GOAL ::
Find the number of lines in these records where the word "matches" appears. Reply with that number and nothing more.

========

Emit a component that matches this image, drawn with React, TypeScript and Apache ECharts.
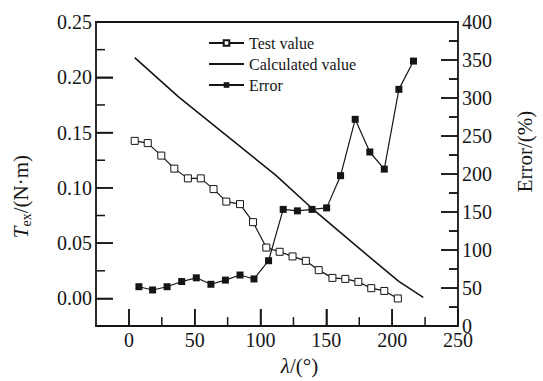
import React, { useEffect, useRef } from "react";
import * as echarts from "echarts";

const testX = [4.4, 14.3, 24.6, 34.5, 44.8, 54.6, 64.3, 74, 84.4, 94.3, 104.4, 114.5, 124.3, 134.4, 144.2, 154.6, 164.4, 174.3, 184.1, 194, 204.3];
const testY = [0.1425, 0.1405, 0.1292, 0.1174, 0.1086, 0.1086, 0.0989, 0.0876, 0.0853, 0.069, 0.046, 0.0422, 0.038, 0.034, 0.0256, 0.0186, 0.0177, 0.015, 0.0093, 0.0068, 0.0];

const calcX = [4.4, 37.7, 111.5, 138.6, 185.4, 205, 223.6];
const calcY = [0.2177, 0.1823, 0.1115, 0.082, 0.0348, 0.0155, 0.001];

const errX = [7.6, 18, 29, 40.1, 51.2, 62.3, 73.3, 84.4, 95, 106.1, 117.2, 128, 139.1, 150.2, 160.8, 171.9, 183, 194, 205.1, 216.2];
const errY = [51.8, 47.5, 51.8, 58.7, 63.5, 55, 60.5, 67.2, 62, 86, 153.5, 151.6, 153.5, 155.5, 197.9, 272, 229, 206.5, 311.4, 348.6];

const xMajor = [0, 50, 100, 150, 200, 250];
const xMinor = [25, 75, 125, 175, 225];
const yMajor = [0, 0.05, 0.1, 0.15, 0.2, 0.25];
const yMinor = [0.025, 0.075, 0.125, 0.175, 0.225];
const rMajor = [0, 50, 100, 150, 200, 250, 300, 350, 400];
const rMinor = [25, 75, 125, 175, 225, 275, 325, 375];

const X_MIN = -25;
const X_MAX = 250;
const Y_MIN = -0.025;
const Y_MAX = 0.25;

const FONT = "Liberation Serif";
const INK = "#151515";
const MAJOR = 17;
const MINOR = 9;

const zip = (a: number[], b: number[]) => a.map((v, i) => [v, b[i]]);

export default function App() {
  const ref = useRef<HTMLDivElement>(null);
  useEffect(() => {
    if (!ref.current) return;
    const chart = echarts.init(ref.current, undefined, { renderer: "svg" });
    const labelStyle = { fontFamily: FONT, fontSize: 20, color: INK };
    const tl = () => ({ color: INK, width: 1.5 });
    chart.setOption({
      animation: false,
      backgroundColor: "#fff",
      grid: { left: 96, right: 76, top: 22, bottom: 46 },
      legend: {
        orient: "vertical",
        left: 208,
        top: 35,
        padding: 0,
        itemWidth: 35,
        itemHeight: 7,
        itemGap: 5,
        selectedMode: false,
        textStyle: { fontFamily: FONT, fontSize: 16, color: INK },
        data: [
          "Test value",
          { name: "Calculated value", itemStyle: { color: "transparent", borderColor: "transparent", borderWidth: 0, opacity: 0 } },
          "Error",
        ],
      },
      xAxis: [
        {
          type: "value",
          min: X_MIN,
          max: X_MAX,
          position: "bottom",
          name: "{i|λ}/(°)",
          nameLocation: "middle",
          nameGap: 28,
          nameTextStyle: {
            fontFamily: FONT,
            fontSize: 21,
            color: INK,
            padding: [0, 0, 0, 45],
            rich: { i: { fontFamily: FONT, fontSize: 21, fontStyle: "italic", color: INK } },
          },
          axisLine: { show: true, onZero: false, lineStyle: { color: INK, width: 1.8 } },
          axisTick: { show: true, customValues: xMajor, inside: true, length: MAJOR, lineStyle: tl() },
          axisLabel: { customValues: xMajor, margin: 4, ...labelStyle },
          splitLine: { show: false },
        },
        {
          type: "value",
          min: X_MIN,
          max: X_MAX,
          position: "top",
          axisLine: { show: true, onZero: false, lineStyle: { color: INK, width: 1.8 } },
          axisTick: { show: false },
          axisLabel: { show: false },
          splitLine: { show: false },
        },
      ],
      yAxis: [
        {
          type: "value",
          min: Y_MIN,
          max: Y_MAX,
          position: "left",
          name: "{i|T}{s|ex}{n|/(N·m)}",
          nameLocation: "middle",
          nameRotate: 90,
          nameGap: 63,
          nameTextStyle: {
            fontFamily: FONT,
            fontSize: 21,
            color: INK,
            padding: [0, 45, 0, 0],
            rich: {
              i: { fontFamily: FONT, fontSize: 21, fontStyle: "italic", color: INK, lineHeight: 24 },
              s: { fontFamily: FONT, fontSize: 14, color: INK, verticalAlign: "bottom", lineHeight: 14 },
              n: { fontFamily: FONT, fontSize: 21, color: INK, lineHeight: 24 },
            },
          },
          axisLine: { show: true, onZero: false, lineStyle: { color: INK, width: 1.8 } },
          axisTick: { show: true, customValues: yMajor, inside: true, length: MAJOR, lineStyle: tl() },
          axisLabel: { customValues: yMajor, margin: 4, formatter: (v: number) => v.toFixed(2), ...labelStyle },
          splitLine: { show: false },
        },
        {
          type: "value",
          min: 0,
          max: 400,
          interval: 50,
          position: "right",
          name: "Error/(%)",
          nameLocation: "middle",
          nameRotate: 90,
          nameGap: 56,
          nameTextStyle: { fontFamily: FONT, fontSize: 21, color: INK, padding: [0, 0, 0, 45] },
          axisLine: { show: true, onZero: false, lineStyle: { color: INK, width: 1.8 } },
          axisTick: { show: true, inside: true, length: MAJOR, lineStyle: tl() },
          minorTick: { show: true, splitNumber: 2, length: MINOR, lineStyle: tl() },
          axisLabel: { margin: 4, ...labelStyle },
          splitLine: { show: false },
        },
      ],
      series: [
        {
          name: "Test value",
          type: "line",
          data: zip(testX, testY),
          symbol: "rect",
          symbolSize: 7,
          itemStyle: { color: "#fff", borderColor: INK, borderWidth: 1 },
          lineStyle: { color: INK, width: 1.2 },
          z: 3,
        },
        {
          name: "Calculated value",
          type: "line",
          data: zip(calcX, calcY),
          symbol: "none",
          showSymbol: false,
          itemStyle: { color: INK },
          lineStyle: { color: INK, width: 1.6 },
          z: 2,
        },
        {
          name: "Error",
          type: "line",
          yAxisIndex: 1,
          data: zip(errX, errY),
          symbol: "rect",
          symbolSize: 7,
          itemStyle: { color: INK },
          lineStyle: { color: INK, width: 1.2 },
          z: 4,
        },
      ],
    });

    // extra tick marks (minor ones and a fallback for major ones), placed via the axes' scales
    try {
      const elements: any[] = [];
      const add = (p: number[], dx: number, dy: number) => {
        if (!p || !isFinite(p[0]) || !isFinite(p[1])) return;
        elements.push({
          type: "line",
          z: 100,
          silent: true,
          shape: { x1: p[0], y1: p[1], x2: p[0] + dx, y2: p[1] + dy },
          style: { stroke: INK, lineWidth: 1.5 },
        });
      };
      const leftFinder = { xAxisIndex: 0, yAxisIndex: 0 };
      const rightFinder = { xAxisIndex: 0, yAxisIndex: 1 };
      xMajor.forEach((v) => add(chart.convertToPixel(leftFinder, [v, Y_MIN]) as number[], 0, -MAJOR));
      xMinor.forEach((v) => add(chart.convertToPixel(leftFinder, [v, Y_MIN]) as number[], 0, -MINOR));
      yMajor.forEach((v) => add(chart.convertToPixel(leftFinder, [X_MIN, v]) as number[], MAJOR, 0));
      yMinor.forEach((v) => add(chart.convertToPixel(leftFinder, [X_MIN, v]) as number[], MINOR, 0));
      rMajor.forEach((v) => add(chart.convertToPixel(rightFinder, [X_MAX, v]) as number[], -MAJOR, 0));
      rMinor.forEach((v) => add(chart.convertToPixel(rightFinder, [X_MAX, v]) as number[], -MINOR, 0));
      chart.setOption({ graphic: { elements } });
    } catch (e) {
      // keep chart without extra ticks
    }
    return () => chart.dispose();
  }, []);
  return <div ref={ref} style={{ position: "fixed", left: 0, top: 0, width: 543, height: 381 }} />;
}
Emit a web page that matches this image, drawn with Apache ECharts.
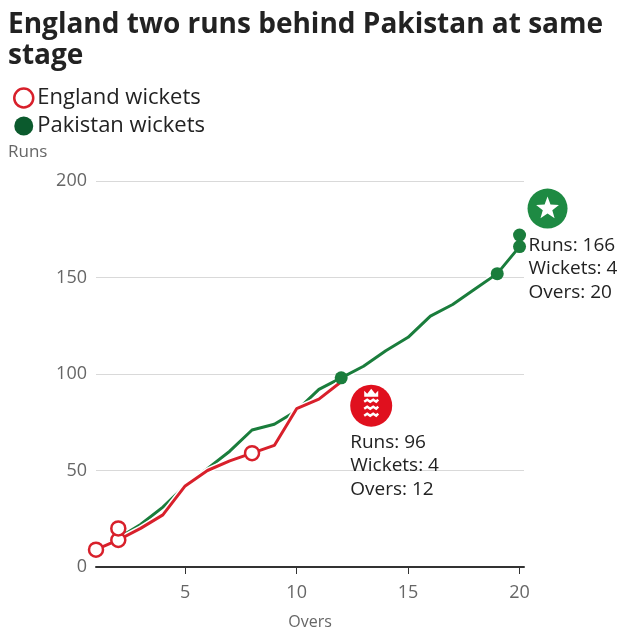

========

OUTPUT FOR THIS EXERCISE ::
2